◆ Problem ◆
Repeat, exactly and only, the lines from the beginning of the data through the line with "plt.rcParams['mathtext.it'] = 'Liberation". Pictures are left out.

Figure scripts
--------------------------------------------------
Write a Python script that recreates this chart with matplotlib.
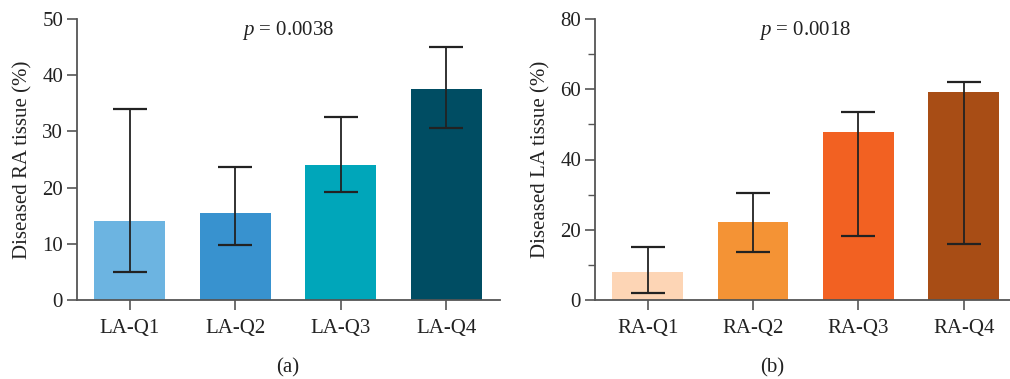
import matplotlib
matplotlib.use("Agg")
import matplotlib.pyplot as plt
from matplotlib.ticker import MultipleLocator
import numpy as np

plt.rcParams['font.family'] = ['Liberation Serif', 'DejaVu Serif']
plt.rcParams['mathtext.fontset'] = 'custom'
plt.rcParams['mathtext.rm'] = 'Liberation Serif'
plt.rcParams['mathtext.it'] = 'Liberation Serif:italic'

# Panel (a)
la_labels = ["LA-Q1", "LA-Q2", "LA-Q3", "LA-Q4"]
la_values = [14.0, 15.4, 24.0, 37.6]
la_lower = [5.0, 9.8, 19.3, 30.6]
la_upper = [34.0, 23.7, 32.6, 45.0]
la_colors = ["#6CB4E1", "#3892CF", "#00A6BA", "#004D63"]

# Panel (b)
ra_labels = ["RA-Q1", "RA-Q2", "RA-Q3", "RA-Q4"]
ra_values = [8.1, 22.3, 47.7, 59.1]
ra_lower = [2.0, 13.8, 18.3, 16.0]
ra_upper = [15.0, 30.4, 53.5, 62.0]
ra_colors = ["#FDD5B5", "#F49335", "#F26122", "#A84D15"]

W, H = 1010, 379
fig = plt.figure(figsize=(W / 100, H / 100), dpi=100)

def px_axes(x0, x1, y_top, y_bot):
    return fig.add_axes([x0 / W, 1 - y_bot / H, (x1 - x0) / W, (y_bot - y_top) / H])

spine_c = "#555555"
err_c = "#222222"
txt_c = "#222222"

def draw(ax, labels, vals, lo, hi, colors, ymax, major, minor, ylabel, ptxt, xlim_right):
    x = np.arange(len(vals))
    ax.bar(x, vals, width=0.67, color=colors, zorder=1)
    vals_a = np.array(vals)
    yerr = np.vstack([vals_a - np.array(lo), np.array(hi) - vals_a])
    ax.errorbar(x, vals, yerr=yerr, fmt='none', ecolor=err_c, elinewidth=1.3,
                capsize=12.5, capthick=1.6, zorder=3)
    ax.set_xlim(-0.5, xlim_right)
    ax.set_ylim(0, ymax)
    ax.set_xticks(x)
    ax.set_xticklabels(labels)
    ax.yaxis.set_major_locator(MultipleLocator(major))
    if minor:
        ax.yaxis.set_minor_locator(MultipleLocator(minor))
    ax.tick_params(axis='both', which='major', direction='out', length=7, width=1.2,
                   colors=spine_c, labelsize=15, labelcolor=txt_c, pad=3)
    ax.tick_params(axis='y', which='minor', direction='out', length=5, width=1.0, colors=spine_c)
    ax.tick_params(axis='x', pad=7)
    for s in ['top', 'right']:
        ax.spines[s].set_visible(False)
    for s in ['left', 'bottom']:
        ax.spines[s].set_color(spine_c)
        ax.spines[s].set_linewidth(1.3)
    ax.set_ylabel(ylabel, fontsize=15, color=txt_c, labelpad=7)
    ax.text(1.5, ymax * 0.96, ptxt, ha='center', va='center', fontsize=15, color=txt_c)

ax1 = px_axes(77, 500, 19, 300)
draw(ax1, la_labels, la_values, la_lower, la_upper, la_colors, 50, 10, None,
     "Diseased RA tissue (%)", r"$p$ = 0.0038", 3.51)

ax2 = px_axes(595, 1010, 19, 300)
draw(ax2, ra_labels, ra_values, ra_lower, ra_upper, ra_colors, 80, 20, 10,
     "Diseased LA tissue (%)", r"$p$ = 0.0018", 3.44)

fig.text(288 / W, 1 - 368 / H, "(a)", ha='center', va='center', fontsize=15, color=txt_c)
fig.text(772 / W, 1 - 368 / H, "(b)", ha='center', va='center', fontsize=15, color=txt_c)

fig.savefig("out.png", dpi=100)
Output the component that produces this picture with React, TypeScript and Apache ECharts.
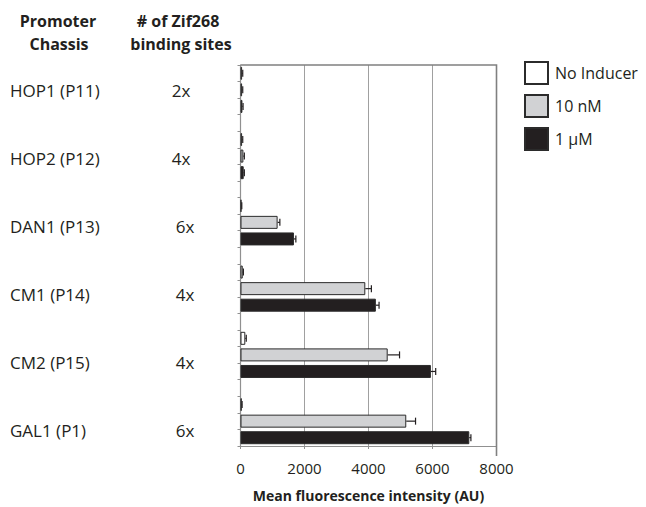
import React, { useEffect, useRef } from "react";
import * as echarts from "echarts";

const promoters = ["HOP1 (P11)", "HOP2 (P12)", "DAN1 (P13)", "CM1 (P14)", "CM2 (P15)", "GAL1 (P1)"];
const bindingSites = ["2x", "4x", "6x", "4x", "4x", "6x"];
const seriesNames = ["No Inducer", "10 nM", "1 µM"];
const noInducer = [50, 50, 30, 70, 150, 40];
const nM10 = [50, 90, 1160, 3900, 4600, 5180];
const uM1 = [60, 100, 1670, 4230, 5950, 7150];
const errNoInducer = [20, 20, 10, 20, 30, 10];
const errNM10 = [20, 30, 70, 190, 370, 290];
const errUM1 = [20, 20, 60, 100, 150, 50];
const xTicks = [0, 2000, 4000, 6000, 8000];

const FONT = "'Open Sans', 'Noto Sans', sans-serif";
const INK = "#231f20";

export default function App() {
  const ref = useRef<HTMLDivElement>(null);
  useEffect(() => {
    if (!ref.current) return;
    const chart = echarts.init(ref.current, null, { renderer: "svg" });
    const nSlots = promoters.length * 4 - 1;
    const slots = Array.from({ length: nSlots }, (_, i) => String(i));
    const groups = [noInducer, nM10, uM1];
    const errs = [errNoInducer, errNM10, errUM1];
    const colors = ["#ffffff", "#d1d2d4", INK];
    const barSeries = groups.map((vals, s) => {
      const data: any[] = slots.map(() => "-");
      vals.forEach((v, g) => {
        data[g * 4 + s] = v;
      });
      return {
        type: "bar",
        name: seriesNames[s],
        data,
        barWidth: 13,
        barGap: "-100%",
        itemStyle: { color: colors[s], borderColor: "#2b2b2b", borderWidth: 1 },
      };
    });
    const errData: any[] = [];
    groups.forEach((vals, s) => {
      vals.forEach((v, g) => {
        errData.push([v, g * 4 + s, errs[s][g]]);
      });
    });
    const errSeries = {
      type: "custom",
      name: "err",
      data: errData,
      encode: { x: 0, y: 1 },
      z: 5,
      renderItem: (params: any, api: any) => {
        const v = api.value(0);
        const slot = api.value(1);
        const e = api.value(2);
        const p0 = api.coord([v, slot]);
        const p1 = api.coord([v + e, slot]);
        const style = { stroke: INK, lineWidth: 1.2 };
        return {
          type: "group",
          children: [
            { type: "line", shape: { x1: p0[0], y1: p0[1], x2: p1[0], y2: p1[1] }, style },
            { type: "line", shape: { x1: p1[0], y1: p1[1] - 3.5, x2: p1[0], y2: p1[1] + 3.5 }, style },
          ],
        };
      },
    };

    const top = 65;
    const bottom = 456;
    const slotH = (bottom - top) / nSlots;
    const texts: any[] = [];
    promoters.forEach((p, g) => {
      const cy = top + slotH * (g * 4 + 1.5);
      texts.push({
        type: "text",
        x: 10,
        y: cy,
        style: { text: p, font: `17px ${FONT}`, fill: INK, textAlign: "left", textVerticalAlign: "middle" },
      });
      texts.push({
        type: "text",
        x: g < 2 ? 181 : 185,
        y: cy,
        style: { text: bindingSites[g], font: `17px ${FONT}`, fill: INK, textAlign: "center", textVerticalAlign: "middle" },
      });
    });
    const header = (text: string, x: number, y: number) => ({
      type: "text",
      x,
      y,
      style: { text, font: `bold 16px ${FONT}`, fill: INK, textAlign: "center", textVerticalAlign: "middle" },
    });
    texts.push(header("Promoter", 58, 21));
    texts.push(header("Chassis", 59, 44));
    texts.push(header("# of Zif268", 178, 21));
    texts.push(header("binding sites", 181, 44));
    // frame top & right
    texts.push({
      type: "polyline",
      shape: { points: [[240.5, 65], [496.5, 65], [496.5, 456]] },
      style: { stroke: "#808080", lineWidth: 1.6, fill: "none" },
      z: 10,
    });

    chart.setOption({
      animation: false,
      grid: { left: 240.5, right: 149.5, top, bottom: 507 - bottom, containLabel: false },
      legend: {
        data: seriesNames,
        orient: "vertical",
        left: 519,
        top: 56,
        itemWidth: 23,
        itemHeight: 22,
        itemGap: 9,
        icon: "rect",
        textStyle: { fontFamily: FONT, fontSize: 16, color: INK, padding: [0, 0, 0, 2] },
      },
      xAxis: {
        type: "value",
        min: xTicks[0],
        max: xTicks[xTicks.length - 1],
        interval: 2000,
        axisLine: { show: true, lineStyle: { color: "#909090", width: 1.2 } },
        axisTick: { show: true, length: 3, lineStyle: { color: "#909090" } },
        axisLabel: { fontFamily: FONT, fontSize: 15, color: INK, margin: 14, formatter: (v: number) => String(v) },
        splitLine: { show: true, lineStyle: { color: "#a0a0a0", width: 1 } },
        name: "Mean fluorescence intensity (AU)",
        nameLocation: "middle",
        nameGap: 42,
        nameTextStyle: { fontFamily: FONT, fontSize: 14, fontWeight: "bold", color: INK },
      },
      yAxis: {
        type: "category",
        data: slots,
        inverse: true,
        axisLine: { show: true, lineStyle: { color: "#909090", width: 1.2 } },
        axisTick: { show: true, length: 3, lineStyle: { color: "#909090" } },
        axisLabel: { show: false },
        splitLine: { show: false },
      },
      graphic: texts,
      series: [...barSeries, errSeries],
    });
    return () => chart.dispose();
  }, []);
  return <div ref={ref} style={{ width: 646, height: 507, position: "absolute", left: 0, top: 0 }} />;
}
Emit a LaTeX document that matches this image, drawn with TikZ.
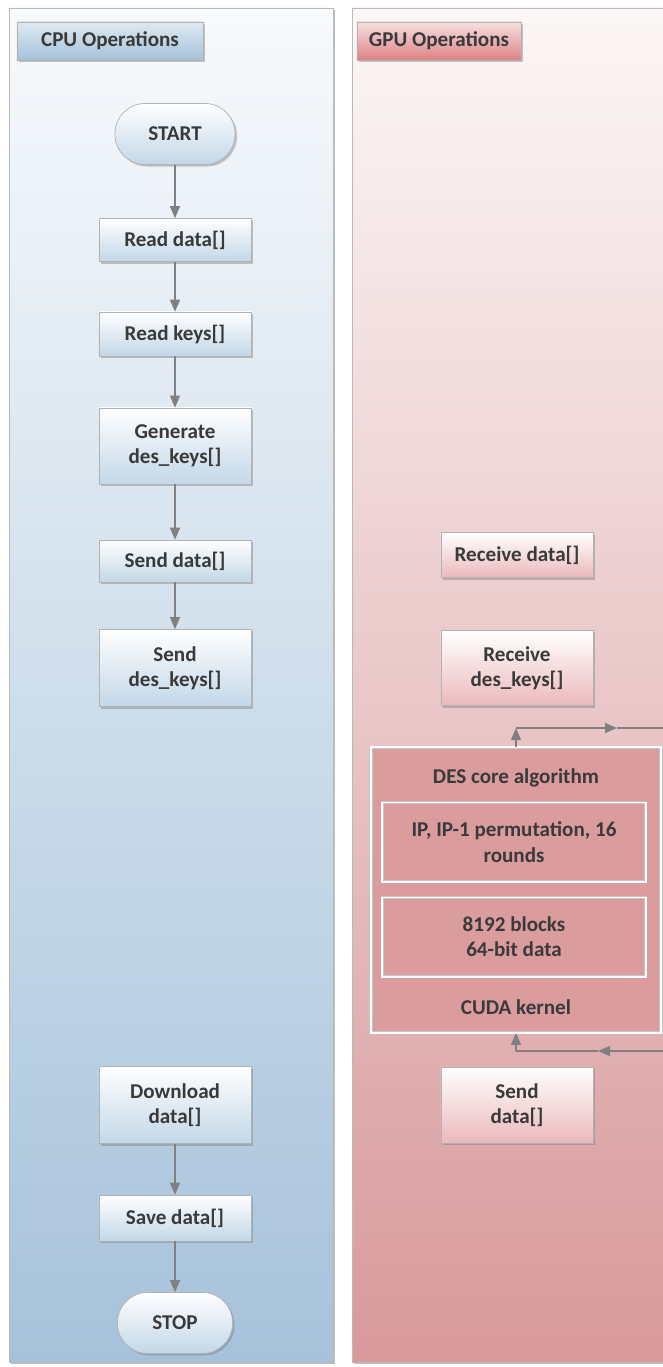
\documentclass[tikz,border=0pt]{standalone}
\usepackage{fontspec}
\setmainfont{Carlito}
\usetikzlibrary{shadows,arrows.meta}
\definecolor{cpulane}{HTML}{A6C2DA}
\definecolor{gpulane}{HTML}{D8999B}
\definecolor{cpufill}{HTML}{C2D7E8}
\definecolor{gpufill}{HTML}{EBB9BB}
\definecolor{desfill}{HTML}{DB9C9D}
\definecolor{txtgray}{HTML}{3A3A3A}
\definecolor{arrgray}{HTML}{808080}

\tikzset{
  lane/.style={draw=gray!55, line width=0.5pt,
    drop shadow={shadow xshift=0.06cm, shadow yshift=-0.04cm, fill=gray, opacity=0.5}},
  lbl/.style={font=\fontsize{15}{18}\selectfont\bfseries, text=txtgray, align=center},
  cpubox/.style={lbl, draw=gray!60, line width=0.5pt, top color=white, bottom color=cpufill,
    minimum width=3.8cm, drop shadow={shadow xshift=0.05cm, shadow yshift=-0.05cm, fill=gray, opacity=0.45}},
  gpubox/.style={cpubox, bottom color=gpufill},
  ends/.style={cpubox, rounded corners=0.75cm, minimum width=3cm, minimum height=1.525cm},
  cpuhead/.style={cpubox, top color=cpufill!55, bottom color=cpulane, minimum width=4.65cm, minimum height=0.95cm},
  gpuhead/.style={cpuhead, top color=gpufill!45, bottom color=gpulane!85!red, minimum width=4.1cm},
  desbox/.style={lbl, draw=gray!45, double=white, double distance=1.4pt, fill=desfill,
    drop shadow={shadow xshift=0.04cm, shadow yshift=-0.04cm, fill=gray, opacity=0.4}},
  link/.style={draw=arrgray, line width=0.9pt},
  flow/.style={link, -{Triangle[width=0.25cm,length=0.3cm]}}
}

\begin{document}
\begin{tikzpicture}[x=0.025cm,y=-0.025cm]
\useasboundingbox (0,0) rectangle (663,1367);
\clip (0,0) rectangle (663,1367);
\fill[white] (0,0) rectangle (663,1367);

% lanes
\path[lane, top color=cpulane!8, bottom color=cpulane] (9,8) rectangle (333,1362);
\path[lane, top color=gpulane!8, bottom color=gpulane] (352,8) rectangle (672,1362);

\node[cpuhead] (hcpu) at (110,41) {CPU Operations};
\node[gpuhead] (hgpu) at (439,41) {GPU Operations};

%------------------------------------------------ CPU
\node[ends] (start) at (175,134) {START};
\node[cpubox, minimum height=1.075cm] (rdata) at (175,240) {Read data[]};
\node[cpubox, minimum height=1.1cm] (rkeys) at (175,334) {Read keys[]};
\node[cpubox, minimum height=1.9cm] (gen) at (175,446) {Generate\\des\_keys[]};
\node[cpubox, minimum height=1.05cm] (sdata) at (175,561) {Send data[]};
\node[cpubox, minimum height=1.925cm] (skeys) at (175,668) {Send\\des\_keys[]};
\node[cpubox, minimum height=1.925cm] (dload) at (175,1105) {Download\\data[]};
\node[cpubox, minimum height=1.15cm] (save) at (175,1218) {Save data[]};
\node[ends, minimum width=2.875cm] (stop) at (175,1323) {STOP};

\draw[flow] (start) -- (rdata);
\draw[flow] (rdata) -- (rkeys);
\draw[flow] (rkeys) -- (gen);
\draw[flow] (gen) -- (sdata);
\draw[flow] (sdata) -- (skeys);
\draw[flow] (dload) -- (save);
\draw[flow] (save) -- (stop);

%------------------------------------------------ GPU
\node[gpubox, minimum height=1.125cm] (rcvdata) at (517,555) {Receive data[]};
\node[gpubox, minimum height=1.875cm] (rcvkeys) at (517,668) {Receive\\des\_keys[]};

\node[desbox, minimum width=7.25cm, minimum height=7.125cm] (des) at (516,890) {};
\node[lbl] (destitle) at (516,778) {DES core algorithm};
\node[desbox, minimum width=6.575cm, minimum height=1.975cm] (ipbox) at (514,842) {IP, IP-1 permutation, 16\\rounds};
\node[desbox, minimum width=6.575cm, minimum height=1.975cm] (blkbox) at (514,937) {8192 blocks\\64-bit data};
\node[lbl] (cuda) at (516,1007) {CUDA kernel};

\node[gpubox, minimum height=1.9cm] (gsend) at (517,1105) {Send\\data[]};

\coordinate (topr) at (663,728);
\coordinate (topm) at (617,728);
\coordinate (botr) at (663,1051);
\coordinate (botm) at (598,1051);
\draw[flow] (des.north) -- (des.north |- topr);
\draw[flow] (des.north |- topr) -- (topm);
\draw[link] (topm) -- (topr);
\draw[flow] (botr) -- (botm);
\draw[link] (botm) -- (des.south |- botr);
\draw[flow] (des.south |- botr) -- (des.south);
\end{tikzpicture}
\end{document}
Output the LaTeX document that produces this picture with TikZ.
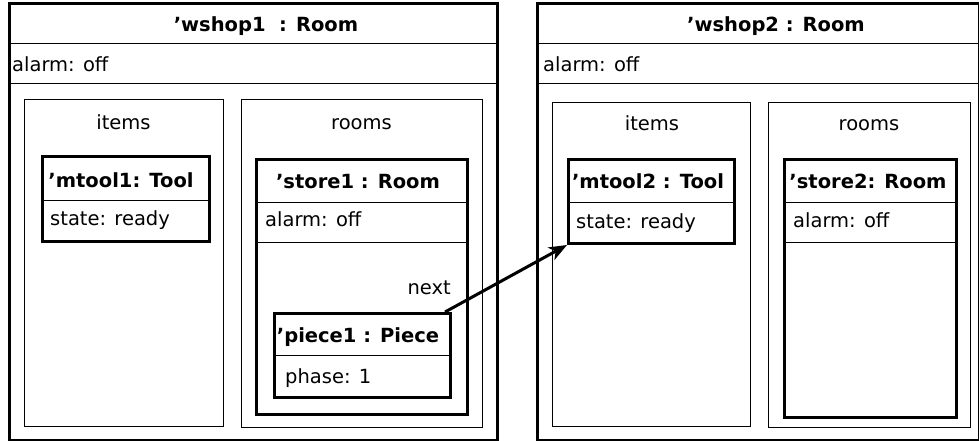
--------------------------------------------------
◆ Output for this task ◆
Write a Python script that recreates this chart with matplotlib.
import matplotlib
matplotlib.use("Agg")
import matplotlib.pyplot as plt
from matplotlib.ticker import MultipleLocator
import numpy as np

plt.rcParams['font.family'] = ['Liberation Serif', 'DejaVu Serif']
plt.rcParams['mathtext.fontset'] = 'custom'
plt.rcParams['mathtext.rm'] = 'Liberation Serif'
plt.rcParams['mathtext.it'] = 'Liberation Serif:italic'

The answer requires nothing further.